# [Goal]
Could you repeat, exactly as they stand, the lines between the one with "Output the web" and the one with "var years = d3.range(1991, 2024);", inclusive, minus the pictures?

# [Data provided]
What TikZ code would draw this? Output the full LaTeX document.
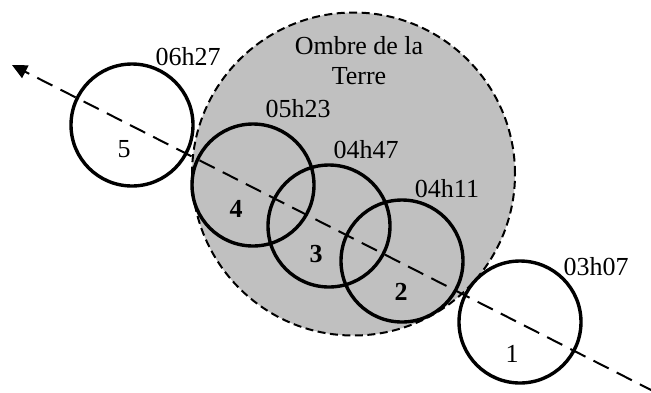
\documentclass[tikz,border=0pt]{standalone}
\usepackage{fontspec}
\setmainfont{Liberation Serif}
\usetikzlibrary{arrows.meta}
\definecolor{shadowgray}{RGB}{192,192,192}
\begin{document}
\begin{tikzpicture}[x=1pt,y=-1pt,
  moon/.style={circle,draw,line width=3.4pt,inner sep=0pt,minimum size=122pt},
  lbl/.style={font=\fontsize{26}{30}\selectfont,inner sep=0pt,anchor=base},
  numlbl/.style={lbl},
  path line/.style={line width=2pt,dash pattern=on 17pt off 9pt,
    -{Triangle[length=15pt,width=14pt]}}]
\useasboundingbox (0,0) rectangle (651,392);

% Earth's shadow
\node[circle,fill=shadowgray,draw,line width=2pt,dash pattern=on 8pt off 4.5pt,
      inner sep=0pt,minimum size=323pt] (shadow) at (353.5,174) {};
\node[lbl,align=center,anchor=center] (shadowtxt) at (359,61) {Ombre de la\\Terre};

% Moon positions
\node[moon] (m1) at (520,322) {};
\node[moon] (m2) at (402,261) {};
\node[moon] (m3) at (329,226) {};
\node[moon] (m4) at (253,185) {};
\node[moon] (m5) at (132,125) {};

% Position numbers
\node[numlbl] (n1) at (512,362) {1};
\node[numlbl] (n2) at (401,300) {\bfseries 2};
\node[numlbl] (n3) at (316,262) {\bfseries 3};
\node[numlbl] (n4) at (236,217) {\bfseries 4};
\node[numlbl] (n5) at (124,157) {5};

% Times
\node[lbl] (t1) at (596,275) {03h07};
\node[lbl] (t2) at (447,197) {04h11};
\node[lbl] (t3) at (366,158) {04h47};
\node[lbl] (t4) at (298,117) {05h23};
\node[lbl] (t5) at (188,65) {06h27};

% Path of the Moon
\coordinate (start) at (655,392);
\coordinate (tip) at (12,65);
\draw[path line] (start) -- (tip);
\end{tikzpicture}
\end{document}
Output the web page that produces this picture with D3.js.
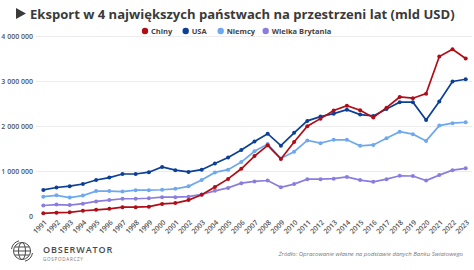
<!DOCTYPE html>
<meta charset="utf-8">
<style>
body { margin: 0; background: #fff; }
svg { font-family: "Open Sans", sans-serif; }
.grid line { stroke: #ececec; stroke-width: 1; }
.ylab { font-size: 7px; font-weight: 600; fill: #555; }
.xlab { font-size: 7px; font-weight: 600; fill: #555; }
.line { fill: none; stroke-width: 1.7; }
</style>
<body>
<div id="chart"></div>
<script src="https://cdn.jsdelivr.net/npm/d3@7"></script>
<script>

var years = d3.range(1991, 2024);

// eksport, mln USD
var chiny = [70000, 85000, 92000, 128000, 148000, 171000, 207000, 207000, 219000, 279000, 299000, 365000, 485000, 655000, 836000,
  1061000, 1342000, 1581000, 1280000, 1654000, 2006000, 2175000, 2354000, 2463000, 2362000, 2199000, 2419000, 2656000, 2629000, 2730000, 3554000, 3716000, 3511000];
var usa = [590000, 645000, 675000, 722000, 811000, 865000, 944000, 944000, 985000, 1100000, 1030000, 990000, 1040000, 1180000, 1310000,
  1480000, 1665000, 1840000, 1575000, 1860000, 2125000, 2220000, 2285000, 2375000, 2265000, 2235000, 2390000, 2540000, 2540000, 2145000, 2555000, 3000000, 3050000];
var niemcy = [440000, 470000, 420000, 465000, 565000, 565000, 555000, 585000, 585000, 595000, 615000, 670000, 810000, 980000, 1040000,
  1210000, 1450000, 1610000, 1290000, 1440000, 1690000, 1630000, 1705000, 1705000, 1570000, 1590000, 1740000, 1885000, 1830000, 1680000, 2020000, 2075000, 2095000];
var wb = [245000, 265000, 255000, 285000, 335000, 365000, 395000, 395000, 405000, 430000, 430000, 440000, 490000, 570000, 635000,
  740000, 780000, 800000, 650000, 720000, 830000, 830000, 840000, 880000, 810000, 770000, 830000, 905000, 900000, 800000, 920000, 1030000, 1070000];

var seriesNames = ["Chiny", "USA", "Niemcy", "Wielka Brytania"];
var seriesColors = ["#b00d17", "#0c3f96", "#6ea8ef", "#8a7de0"];
var yTicks = [0, 1000000, 2000000, 3000000, 4000000];

var series = [chiny, usa, niemcy, wb].map(function(vals, i) {
  return { name: seriesNames[i], color: seriesColors[i], values: vals.map(function(v, j) { return { year: years[j], v: v }; }) };
});

var W = 474, H = 270;
var svg = d3.select("#chart").append("svg").attr("width", W).attr("height", H);

var x = d3.scaleLinear().domain([1991, 2023]).range([43.3, 465.7]);
var y = d3.scaleLinear().domain([0, 4000000]).range([216.5, 36.5]);

var fmt = function(d) { return d3.format(",")(d).replace(/,/g, " "); };

// title: triangle + text fitted to 424px
svg.append("path").attr("d", "M16,8 L26,13.5 L16,19 Z").attr("fill", "#3a3a3a");
var title = svg.append("text")
  .attr("x", 30).attr("y", 19)
  .style("font-size", "15px").style("font-weight", 700).style("fill", "#3a3a3a")
  .text("Eksport w 4 największych państwach na przestrzeni lat (mld USD)");
var tw = title.node().getComputedTextLength();
title.style("font-size", (15 * 425 / tw) + "px");

// legend
var legX = [145, 185.7, 220.7, 265.7];
var leg = svg.append("g").selectAll("g").data(series).enter().append("g")
  .attr("transform", function(d, i) { return "translate(" + legX[i] + ",31)"; });
leg.append("circle").attr("r", 3.2).attr("fill", function(d) { return d.color; });
leg.append("text").attr("x", 6).attr("dy", "0.35em")
  .style("font-size", "7.5px").style("font-weight", 700).style("fill", "#444")
  .text(function(d) { return d.name; });

// grid + y labels
svg.append("g").attr("class", "grid").selectAll("line").data(yTicks.slice(1)).enter().append("line")
  .attr("x1", 36).attr("x2", 472)
  .attr("y1", function(d) { return y(d); }).attr("y2", function(d) { return y(d); });

svg.append("g").selectAll("text").data(yTicks).enter().append("text")
  .attr("class", "ylab")
  .attr("x", 33).attr("y", function(d) { return y(d); }).attr("dy", "0.35em")
  .attr("text-anchor", "end")
  .text(fmt);

// x labels
svg.append("g").selectAll("text").data(years).enter().append("text")
  .attr("class", "xlab")
  .attr("text-anchor", "end")
  .attr("transform", function(d) { return "translate(" + (x(d) + 4) + ",223) rotate(-45)"; })
  .text(function(d) { return d; });

// lines
var line = d3.line().x(function(d) { return x(d.year); }).y(function(d) { return y(d.v); });

var g = svg.append("g").selectAll("g").data(series.slice().reverse()).enter().append("g");
g.append("path").attr("class", "line")
  .attr("stroke", function(d) { return d.color; })
  .attr("d", function(d) { return line(d.values); });
g.selectAll("circle").data(function(d) { return d.values.map(function(p) { return { p: p, c: d.color }; }); })
  .enter().append("circle")
  .attr("cx", function(d) { return x(d.p.year); })
  .attr("cy", function(d) { return y(d.p.v); })
  .attr("r", 2)
  .attr("fill", function(d) { return d.c; });

// logo
var logo = svg.append("g").attr("transform", "translate(22,251)").attr("fill", "none").attr("stroke", "#4a4a4a").attr("stroke-width", 1);
logo.append("circle").attr("r", 8.5);
logo.append("ellipse").attr("rx", 3.5).attr("ry", 8.5);
logo.append("line").attr("x1", -8.5).attr("x2", 8.5);
logo.append("line").attr("x1", -7.5).attr("x2", 7.5).attr("y1", -4).attr("y2", -4);
logo.append("line").attr("x1", -7.5).attr("x2", 7.5).attr("y1", 4).attr("y2", 4);
logo.append("path").attr("d", "M-10.5,-2 A10.5,10.5 0 0 1 -3,-10.2");
logo.append("path").attr("d", "M10.5,2 A10.5,10.5 0 0 1 3,10.2");

svg.append("text").attr("x", 43).attr("y", 252.5)
  .style("font-size", "9px").style("font-weight", 600).style("letter-spacing", "0.9px").style("fill", "#4a4a4a")
  .text("OBSERWATOR");
svg.append("text").attr("x", 43).attr("y", 260.5)
  .style("font-size", "4.6px").style("letter-spacing", "0.7px").style("fill", "#777")
  .text("GOSPODARCZY");

// source
svg.append("text").attr("x", 463).attr("y", 256)
  .attr("text-anchor", "end")
  .style("font-size", "6px").style("font-style", "italic").style("fill", "#777")
  .text("Źródło: Opracowanie własne na podstawie danych Banku Światowego");

</script>
</body>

# [Task result]
Output the web page that produces this picture with D3.js.
<!DOCTYPE html>
<meta charset="utf-8">
<style>
body { margin: 0; background: #fff; }
svg { font-family: "Open Sans", sans-serif; }
.grid line { stroke: #ececec; stroke-width: 1; }
.ylab { font-size: 7px; font-weight: 600; fill: #555; }
.xlab { font-size: 7px; font-weight: 600; fill: #555; }
.line { fill: none; stroke-width: 1.7; }
</style>
<body>
<div id="chart"></div>
<script src="https://cdn.jsdelivr.net/npm/d3@7"></script>
<script>

var years = d3.range(1991, 2024);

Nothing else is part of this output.